# [Stated problem]
In the listing that follows, how many lines contain the string "document"? Provide only the number.

# [Data excerpt]
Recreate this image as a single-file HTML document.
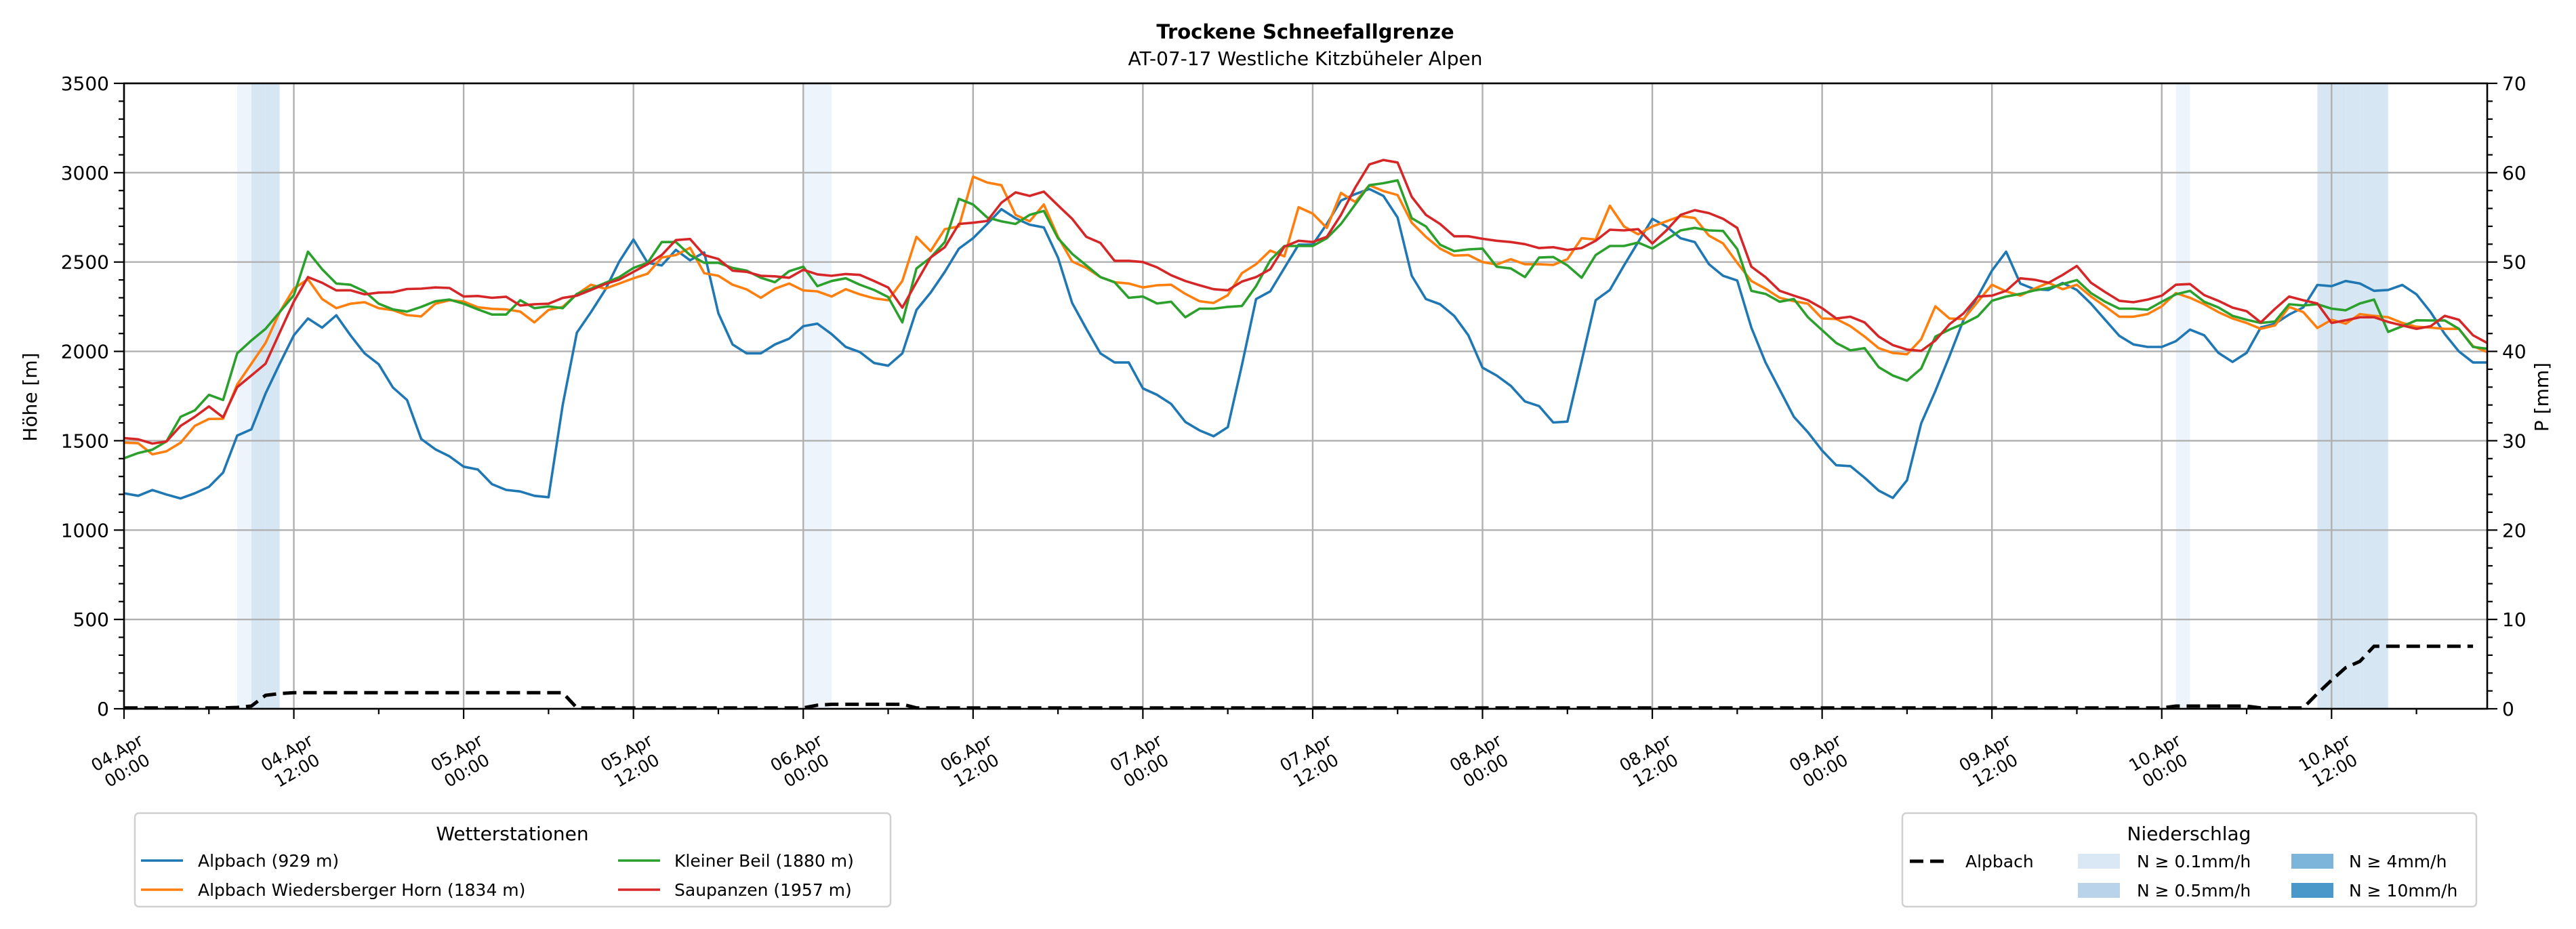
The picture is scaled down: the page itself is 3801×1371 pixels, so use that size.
<!DOCTYPE html>
<html><head><meta charset="utf-8"><style>
html,body{margin:0;padding:0;background:#fff;}
svg{display:block;font-family:"DejaVu Sans","Liberation Sans",sans-serif;}
</style></head><body>
<svg id="chart" width="3801" height="1371" viewBox="0 0 3801 1371" xmlns="http://www.w3.org/2000/svg">
<text x="1926" y="57" text-anchor="middle" font-size="29" font-weight="bold">Trockene Schneefallgrenze</text>
<text x="1926" y="96" text-anchor="middle" font-size="28">AT-07-17 Westliche Kitzbüheler Alpen</text>
<g id="bands"></g>
<g id="grid"></g>
<g id="series"></g>
<g id="axes"></g>
<text transform="translate(54,586) rotate(-90)" text-anchor="middle" font-size="28">Höhe [m]</text>
<text transform="translate(3760,586) rotate(-90)" text-anchor="middle" font-size="28">P [mm]</text>
<g>
<rect x="199" y="1200" width="1115" height="138" rx="6" fill="#fff" stroke="#d0d0d0" stroke-width="2.5"/>
<text x="756" y="1240" text-anchor="middle" font-size="28">Wetterstationen</text>
<line x1="208" y1="1270" x2="270" y2="1270" stroke="#1f77b4" stroke-width="3.6"/>
<text x="292" y="1279" font-size="25">Alpbach (929 m)</text>
<line x1="208" y1="1313" x2="270" y2="1313" stroke="#ff7f0e" stroke-width="3.6"/>
<text x="292" y="1322" font-size="25">Alpbach Wiedersberger Horn (1834 m)</text>
<line x1="912" y1="1270" x2="974" y2="1270" stroke="#2ca02c" stroke-width="3.6"/>
<text x="995" y="1279" font-size="25">Kleiner Beil (1880 m)</text>
<line x1="912" y1="1313" x2="974" y2="1313" stroke="#d62728" stroke-width="3.6"/>
<text x="995" y="1322" font-size="25">Saupanzen (1957 m)</text>
</g>
<g>
<rect x="2807" y="1200" width="847" height="138" rx="6" fill="#fff" stroke="#d0d0d0" stroke-width="2.5"/>
<text x="3230" y="1240" text-anchor="middle" font-size="28">Niederschlag</text>
<line x1="2818" y1="1271" x2="2874" y2="1271" stroke="#000" stroke-width="5" stroke-dasharray="20,10"/>
<text x="2900" y="1280" font-size="25">Alpbach</text>
<rect x="3066" y="1260" width="62" height="22" fill="#dae8f5"/>
<text x="3153" y="1280" font-size="25">N ≥ 0.1mm/h</text>
<rect x="3066" y="1303" width="62" height="22" fill="#b8d3ea"/>
<text x="3153" y="1323" font-size="25">N ≥ 0.5mm/h</text>
<rect x="3381" y="1260" width="62" height="22" fill="#7db4da"/>
<text x="3466" y="1280" font-size="25">N ≥ 4mm/h</text>
<rect x="3381" y="1303" width="62" height="22" fill="#4a97c9"/>
<text x="3466" y="1323" font-size="25">N ≥ 10mm/h</text>
</g>
</svg>
<script>
const alpbach = [1206,1192,1224,1199,1177,1206,1242,1322,1529,1564,1764,1931,2090,2184,2133,2202,2090,1989,1928,1798,1728,1510,1452,1413,1355,1339,1257,1225,1216,1192,1184,1700,2105,2220,2344,2503,2626,2496,2481,2568,2510,2554,
2213,2039,1989,1989,2039,2071,2141,2155,2097,2025,1996,1935,1920,1989,2232,2329,2445,2575,2633,2713,2796,2745,2709,2694,2525,2271,2126,1989,1938,1938,1793,1757,1706,1605,1558,1525,1576,1923,2293,2336,2467,2597,
2597,2713,2844,2880,2909,2870,2749,2423,2293,2264,2199,2090,1909,1865,1807,1720,1694,1602,1607,1945,2286,2344,2481,2612,2742,2699,2633,2612,2488,2423,2397,2133,1938,1786,1634,1547,1445,1363,1358,1293,1221,1180,
1279,1597,1778,1974,2177,2307,2452,2558,2380,2348,2344,2383,2344,2267,2177,2087,2039,2025,2025,2057,2122,2090,1992,1941,1992,2134,2155,2206,2246,2372,2365,2394,2380,2339,2344,2372,2319,2220,2097,2000,1938,1938];
const horn = [1489,1486,1424,1441,1489,1583,1622,1623,1815,1931,2047,2220,2351,2404,2293,2242,2267,2275,2242,2231,2203,2196,2267,2286,2279,2247,2238,2235,2223,2162,2232,2249,2319,2373,2351,2380,2409,2435,2525,2539,2580,2438,
2423,2373,2347,2300,2351,2380,2341,2336,2307,2348,2319,2297,2286,2394,2641,2561,2684,2699,2978,2945,2930,2764,2728,2822,2641,2503,2467,2416,2387,2380,2358,2370,2373,2322,2281,2271,2315,2438,2488,2564,2532,2807,
2771,2691,2887,2836,2930,2897,2875,2720,2641,2575,2536,2539,2500,2486,2516,2488,2488,2484,2516,2633,2626,2815,2699,2655,2699,2728,2757,2746,2648,2604,2496,2394,2351,2300,2281,2267,2184,2181,2141,2083,2018,1991,
1984,2068,2252,2184,2181,2278,2373,2336,2312,2351,2384,2348,2373,2307,2252,2194,2194,2209,2252,2326,2300,2264,2220,2184,2159,2126,2145,2249,2220,2131,2177,2155,2209,2199,2191,2159,2138,2133,2126,2126,2029,1996];
const beil = [1402,1431,1450,1496,1634,1670,1757,1728,1989,2061,2126,2220,2315,2558,2460,2380,2373,2336,2267,2235,2223,2249,2281,2290,2267,2235,2206,2206,2286,2242,2252,2242,2322,2351,2383,2416,2467,2496,2612,2612,2539,2496,
2496,2467,2452,2412,2387,2449,2474,2365,2394,2409,2373,2344,2304,2162,2464,2525,2612,2854,2822,2749,2728,2713,2764,2786,2633,2546,2481,2416,2387,2300,2307,2268,2278,2191,2239,2239,2249,2254,2365,2510,2590,2590,
2590,2633,2713,2822,2930,2941,2957,2745,2699,2597,2561,2571,2575,2474,2464,2416,2525,2528,2481,2412,2539,2590,2590,2609,2575,2626,2677,2691,2677,2674,2573,2339,2322,2278,2293,2191,2119,2047,2006,2018,1912,1865,
1836,1904,2083,2122,2155,2196,2283,2307,2322,2341,2354,2377,2399,2326,2278,2239,2239,2233,2278,2319,2339,2278,2246,2199,2177,2159,2167,2264,2257,2264,2239,2230,2268,2290,2109,2141,2174,2173,2173,2126,2025,2015];
const saupanzen = [1515,1508,1484,1496,1583,1634,1692,1631,1800,1865,1931,2105,2279,2416,2384,2341,2342,2319,2329,2331,2349,2351,2358,2355,2307,2310,2300,2306,2257,2264,2267,2299,2312,2344,2377,2402,2445,2488,2539,2623,2629,2539,
2517,2452,2445,2423,2420,2412,2457,2431,2423,2433,2428,2394,2358,2245,2387,2525,2583,2713,2720,2730,2832,2890,2870,2894,2817,2742,2641,2607,2507,2507,2500,2470,2426,2394,2370,2348,2342,2391,2416,2460,2586,2619,
2612,2641,2764,2916,3046,3071,3057,2865,2764,2713,2644,2644,2630,2619,2612,2600,2578,2583,2568,2578,2619,2681,2677,2684,2604,2677,2764,2790,2774,2742,2691,2474,2416,2339,2312,2286,2242,2184,2194,2162,2083,2035,
2010,2003,2061,2152,2213,2307,2312,2339,2409,2401,2384,2428,2478,2384,2332,2283,2275,2290,2312,2373,2377,2315,2283,2245,2225,2162,2238,2307,2286,2268,2159,2174,2191,2191,2165,2145,2126,2141,2199,2177,2090,2047];
const precipCum = [0.1,0.1,0.1,0.1,0.1,0.1,0.1,0.1,0.15,0.3,1.5,1.7,1.8,1.8,1.8,1.8,1.8,1.8,1.8,1.8,1.8,1.8,1.8,1.8,1.8,1.8,1.8,1.8,1.8,1.8,1.8,1.8,
0.1,0.1,0.1,0.1,0.1,0.1,0.1,0.1,0.1,0.1,0.1,0.1,0.1,0.1,0.1,0.1,0.1,0.4,0.5,0.5,0.5,0.5,0.5,0.5,0.1,0.1,0.1,0.1,0.1,0.1,0.1,0.1,0.1,0.1,
0.1,0.1,0.1,0.1,0.1,0.1,0.1,0.1,0.1,0.1,0.1,0.1,0.1,0.1,0.1,0.1,0.1,0.1,0.1,0.1,0.1,0.1,0.1,0.1,0.1,0.1,0.1,0.1,0.1,0.1,0.1,0.1,0.1,0.1,
0.1,0.1,0.1,0.1,0.1,0.1,0.1,0.1,0.1,0.1,0.1,0.1,0.1,0.1,0.1,0.1,0.1,0.1,0.1,0.1,0.1,0.1,0.1,0.1,0.1,0.1,0.1,0.1,0.1,0.1,0.1,0.1,0.1,0.1,
0.1,0.1,0.1,0.1,0.1,0.1,0.1,0.1,0.1,0.1,0.1,0.3,0.3,0.3,0.3,0.3,0.3,0.1,0.1,0.1,0.1,1.7,3.2,4.6,5.3,7.0,7.0,7.0,7.0,7.0,7.0,7.0,7.0];
const bandHours = [8,9,10,48,49,145,155,156,157,158,159];
const bandLevels = [1,2,2,1,1,1,2,2,2,2,2];
const yTicks = [0,500,1000,1500,2000,2500,3000,3500];
const y2Ticks = [0,10,20,30,40,50,60,70];
const xTickHours = [0,12,24,36,48,60,72,84,96,108,120,132,144,156];
const xTickLabels = [["04.Apr","00:00"],["04.Apr","12:00"],["05.Apr","00:00"],["05.Apr","12:00"],["06.Apr","00:00"],["06.Apr","12:00"],["07.Apr","00:00"],["07.Apr","12:00"],["08.Apr","00:00"],["08.Apr","12:00"],["09.Apr","00:00"],["09.Apr","12:00"],["10.Apr","00:00"],["10.Apr","12:00"]];

const NS="http://www.w3.org/2000/svg";
const X0=183,X1=3670,YT=123,YB=1046,HMAX=167;
const xs=h=>X0+(X1-X0)*h/HMAX;
const ys=v=>YB-(YB-YT)*v/3500;
const ys2=v=>YB-(YB-YT)*v/70;
function mk(tag,attrs,parent){const e=document.createElementNS(NS,tag);for(const k in attrs)e.setAttribute(k,attrs[k]);parent.appendChild(e);return e;}
const bands=document.getElementById('bands'),grid=document.getElementById('grid'),ser=document.getElementById('series'),axes=document.getElementById('axes');
bandHours.forEach((h,i)=>{
  const r=mk('rect',{x:xs(h),y:YT,width:xs(h+1)-xs(h),height:YB-YT,fill:bandLevels[i]===1?'#eef4fb':'#d7e6f3'},bands);
  
  
});
yTicks.forEach(v=>{
  const l=mk('line',{x1:X0,x2:X1,y1:ys(v),y2:ys(v),stroke:'#b0b0b0','stroke-width':2.4},grid);
  
  
});
xTickHours.forEach(h=>{
  const l=mk('line',{x1:xs(h),x2:xs(h),y1:YT,y2:YB,stroke:'#b0b0b0','stroke-width':2.4},grid);
  
  
});
const series=[[alpbach,'#1f77b4','line-alpbach'],[horn,'#ff7f0e','line-wiedersberger-horn'],[beil,'#2ca02c','line-kleiner-beil'],[saupanzen,'#d62728','line-saupanzen']];
series.forEach(([d,c,n])=>{
  const p=mk('polyline',{points:d.map((v,i)=>xs(i).toFixed(1)+','+ys(v).toFixed(1)).join(' '),fill:'none',stroke:c,'stroke-width':3.6,'stroke-linejoin':'round'},ser);
  
  
});
const pl=mk('polyline',{points:precipCum.map((v,i)=>xs(i).toFixed(1)+','+ys2(v).toFixed(1)).join(' '),fill:'none',stroke:'#000','stroke-width':5,'stroke-dasharray':'20,10'},ser);


// spines
const sp=mk('rect',{x:X0,y:YT,width:X1-X0,height:YB-YT,fill:'none',stroke:'#000','stroke-width':2.6},axes);


// y ticks
for(let v=0;v<=3500;v+=100){const major=v%500===0;mk('line',{x1:X0-(major?15:8),x2:X0,y1:ys(v),y2:ys(v),stroke:'#000','stroke-width':2.2},axes);}
for(let v=0;v<=70;v+=2){const major=v%10===0;mk('line',{x1:X1,x2:X1+(major?15:8),y1:ys2(v),y2:ys2(v),stroke:'#000','stroke-width':2.2},axes);}
yTicks.forEach(v=>{
  const t=mk('text',{x:X0-22,y:ys(v)+10,'text-anchor':'end','font-size':28},axes);t.textContent=v;
  
  
});
y2Ticks.forEach(v=>{
  const t=mk('text',{x:X1+22,y:ys2(v)+10,'text-anchor':'start','font-size':28},axes);t.textContent=v;
  
  
});
for(let h=0;h<=HMAX;h+=6){const major=h%12===0;mk('line',{x1:xs(h),x2:xs(h),y1:YB,y2:YB+(major?15:8),stroke:'#000','stroke-width':2.2},axes);}
xTickHours.forEach((h,i)=>{
  const cx=xs(h)-4,cy=1122;
  const t=mk('text',{transform:`translate(${cx},${cy}) rotate(-30)`,'text-anchor':'middle','font-size':25},axes);
  
  
  const a=mk('tspan',{x:0,y:-4},t);a.textContent=xTickLabels[i][0];
  const b=mk('tspan',{x:0,y:26},t);b.textContent=xTickLabels[i][1];
});
</script>
</body></html>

# [Exercise answer]
3